Very simple out-of-order execution simulator

CTho9305

Elite Member
Jul 26, 2000
9,214
1
81
Over the summer, I put together a simple demonstration of out-of-order execution in JavaScript. I thought some of you might find it interesting... you can find it here.

The instruction set:
[*]ldi - load immediate, register is set to the value in the instruction
[*]addr - register add, destination register is set to sum of source registers
[*]mul - register multiply, destination register is set to product of source registers
[*]bne - branch if not equal, jumps to location specified in the instruction if the source registers are not equal
[*]halt - stops execution

The boxes you see are:
[*]Program: the instructions in the program
[*]PC: the program counter (i.e. the location of the instruction that will be fetched)
[*]The decoder: shows instruction to decode, the PC of that instruction, and the branch prediction (right now, the branch predictor always predicts branches as taken); the "map" table which is used for register renaming; the decoder's results
[*]PRF: physical register file - speculative registers
[*]ARF: architectural register file - commited (non-speculative) register values, Note that its values are pointers into the physical register file.
[*]Free list: indicates which physical registers are not in use
[*]Issue Queue: holds instructions waiting to execute. Instructions are "Ready" when all source values are valid (i.e. the instructions that produced the source values have finished)
[*]ALUs: the execution units. there are 2.
[*]Re-Order Buffer: ensures the instructions update the architectural register file in order, and allows for recovery when a branch is mispredicted

Description of the program it executes:
register 0 = 5
register 1 = 1
register 2 = 2
register 3 = 2
register 2 = register 1 + register 2
register 3 = register 0 * register 3
register 0 = 5
register 0 = 5
if register2 differs from register 0, go to instruction 4
halt
Note that instruction 4 is the fifth instruction, since the count starts at 0. Note also that setting register 0 to 5 often doesn't actually do anything - the extra instructions are there just so you can see them finish before the multiply does.

What the program does:
register 1 gets incremented repeatedly
register 3 gets multiplied by 5 repeatedly, until register 1 has reached 5

How to run it
Click the "step" button to execute 1 cycle.

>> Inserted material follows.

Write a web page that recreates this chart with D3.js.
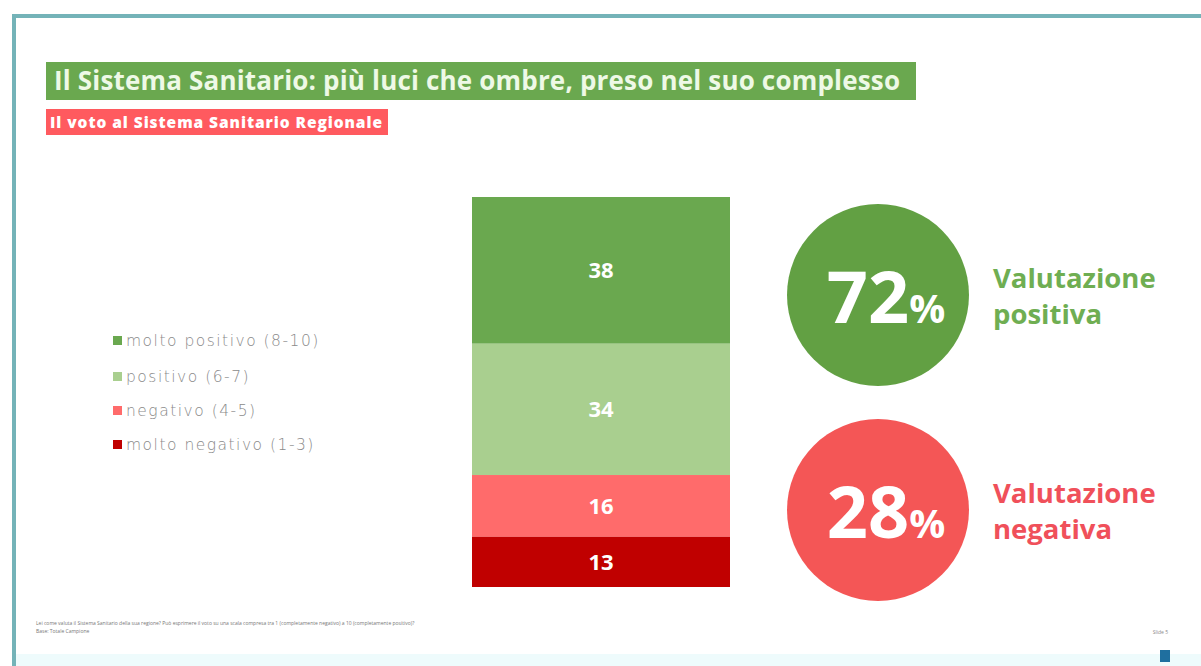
<!DOCTYPE html>
<html><head><meta charset="utf-8">
<script src="https://cdn.jsdelivr.net/npm/d3@7"></script>
<style>body{margin:0;background:#fff}svg{display:block;font-family:"Open Sans",Lato,sans-serif}</style>
</head><body><div id="c"></div>
<script>
const categories = ["molto positivo (8-10)", "positivo (6-7)", "negativo (4-5)", "molto negativo (1-3)"];
const values = [38, 34, 16, 13];
const colors = ["#6aa84f", "#a9cf8f", "#ff6b6b", "#c00000"];
const summaryValues = [72, 28];
const summaryLabels = [["Valutazione", "positiva"], ["Valutazione", "negativa"]];
const summaryColors = ["#62a043", "#f45656"];
const summaryTextColors = ["#6fae52", "#f0505a"];
const title = "Il Sistema Sanitario: più luci che ombre, preso nel suo complesso";
const subtitle = "Il voto al Sistema Sanitario Regionale";
const footnotes = ["Lei come valuta il Sistema Sanitario della sua regione? Può esprimere il voto su una scala compresa tra 1 (completamente negativo) a 10 (completamente positivo)?", "Base: Totale Campione"];

const W = 1201, H = 666;
const svg = d3.select("#c").append("svg").attr("width", W).attr("height", H);

// frame
svg.append("rect").attr("x", 12).attr("y", 14).attr("width", W - 10).attr("height", 4).attr("fill", "#74b3b8");
svg.append("rect").attr("x", 12).attr("y", 14).attr("width", 4).attr("height", H - 14).attr("fill", "#74b3b8");
svg.append("rect").attr("x", 16).attr("y", 654).attr("width", W - 16).attr("height", 12).attr("fill", "#eefbfc");

// title
svg.append("rect").attr("x", 46).attr("y", 62).attr("width", 870).attr("height", 38).attr("fill", "#6aa84f");
svg.append("text").attr("x", 54).attr("y", 90).attr("fill", "#eef9e6").attr("font-size", 26).attr("font-weight", 700)
  .attr("textLength", 846).attr("lengthAdjust", "spacing").text(title);
svg.append("rect").attr("x", 46).attr("y", 109).attr("width", 342).attr("height", 26).attr("fill", "#ff5a5f");
svg.append("text").attr("x", 50).attr("y", 127.5).attr("fill", "#fff").attr("font-size", 15.5).attr("font-weight", 800)
  .attr("textLength", 332).attr("lengthAdjust", "spacing").text(subtitle);

// stacked bar
const total = d3.sum(values);
const y = d3.scaleLinear().domain([0, total]).range([197, 587]);
const x = d3.scaleBand().domain(["voto"]).range([472, 730]).padding(0);
let cum = 0;
const stacked = values.map((v, i) => { const s = {v, i, y0: cum, y1: cum + v}; cum += v; return s; });
const g = svg.append("g");
g.selectAll("rect").data(stacked).join("rect")
  .attr("x", x("voto")).attr("width", x.bandwidth())
  .attr("y", d => y(d.y0)).attr("height", d => y(d.y1) - y(d.y0))
  .attr("fill", d => colors[d.i]);
g.selectAll("text").data(stacked).join("text")
  .attr("x", x("voto") + x.bandwidth() / 2).attr("y", d => (y(d.y0) + y(d.y1)) / 2 + 8)
  .attr("text-anchor", "middle").attr("fill", "#fff").attr("font-size", 22).attr("font-weight", 700)
  .text(d => d.v);

// legend
const lg = svg.append("g");
const ly = [341, 377, 411, 445];
categories.forEach((c, i) => {
  lg.append("rect").attr("x", 113).attr("y", ly[i] - 5).attr("width", 9).attr("height", 9).attr("fill", colors[i]);
  lg.append("text").attr("x", 126).attr("y", ly[i] + 5).attr("fill", "#8a8a8a").attr("font-size", 15.5)
    .attr("font-family", "'DejaVu Sans', sans-serif").attr("font-weight", 200).attr("letter-spacing", 1.5).text(c);
});

// summary circles
const cy = [295, 510];
summaryValues.forEach((v, i) => {
  svg.append("circle").attr("cx", 878).attr("cy", cy[i]).attr("r", 91).attr("fill", summaryColors[i]);
  const t = svg.append("text").attr("x", 886).attr("y", cy[i] + 28).attr("text-anchor", "middle")
    .attr("fill", "#fff").attr("font-weight", 700);
  t.append("tspan").attr("font-size", 72).text(v);
  t.append("tspan").attr("font-size", 40).text("%");
  summaryLabels[i].forEach((l, j) => {
    svg.append("text").attr("x", 993).attr("y", cy[i] - 7 + j * 36).attr("fill", summaryTextColors[i])
      .attr("font-size", 27.5).attr("font-weight", 700).text(l);
  });
});

// footnotes
footnotes.forEach((f, i) => {
  svg.append("text").attr("x", 36).attr("y", 625 + i * 8).attr("fill", "#777").attr("font-size", 5).text(f);
});
svg.append("text").attr("x", 1168).attr("y", 634).attr("text-anchor", "end").attr("fill", "#888").attr("font-size", 5).text("Slide 5");
svg.append("rect").attr("x", 1160).attr("y", 650).attr("width", 10).attr("height", 12).attr("fill", "#1f6f9f");
</script></body></html>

I hope at least a few people find it interesting and understandable. It's hard to show all of the pieces on the screen in a readable way.

If anyone has questions, I'd be happy to answer them. If I need another break from studying, I might write something more about how out-of-order execution works.

Notes to people familiar with out-of-order execution
I cheat for precise interrupts. The "right" way of doing it would be to take snapshots of the free list at each branch (or, I guess, instruction that could fault), and restore them when a misprediction or exception occurs. Since I already have too many tables on the screen, I just reconstruct the free list myself when an exception occurs - I look at the ARF to see what physical registers are in use and rebuild the freelist from there.

Also, by leaving out memory support, I eliminate one of the most complicated parts of a modern processor.

My issue queue is obviously way too big for the sample programs I use. I sized everything to be large enough that I never have stalls due to full ROB/issue queue/physical register file.

Related project
I'm currently writing another version in C, which presently has about the same level of functionality, but I'm hoping to eventually make it support a complete, real instruction set and integrating it with a full-system simulator. It would be pretty cool if that worked, since it would allow for performance modelling of unmodified binaries.
 
 

xtknight

Elite Member
Oct 15, 2004
12,974
0
71
Neat...

Can someone explain to me the difference between in-order and out-of-order execution?
What are the advantages of each?
Is x86 in-order or out-of-order?

Is your program like a primitive VMware, sort of, kind of?
 

CTho9305

Elite Member
Jul 26, 2000
9,214
1
81
Can someone explain to me the difference between in-order and out-of-order execution?
Consider a set of instructions:
r0 = r0*2
r1 = r1+1
r2 = r2+1
Now, multiplication is pretty complicated, so on reasonable* CPUs it takes about 3-5 cycles. In an in-order CPU, you'd start executing the multiply, and not execute other instructions for the next 2 cycles, and then resume executing the two adds. However, you can see that the two adds don't need the result of the multiply to execute - there is no true dependence between the instructions. That means that if we were clever, we could actually execute all 3 instructions at the same time. Because the adds only take 1 cycle, they'd both finish in one cycle, before the multiply finishes.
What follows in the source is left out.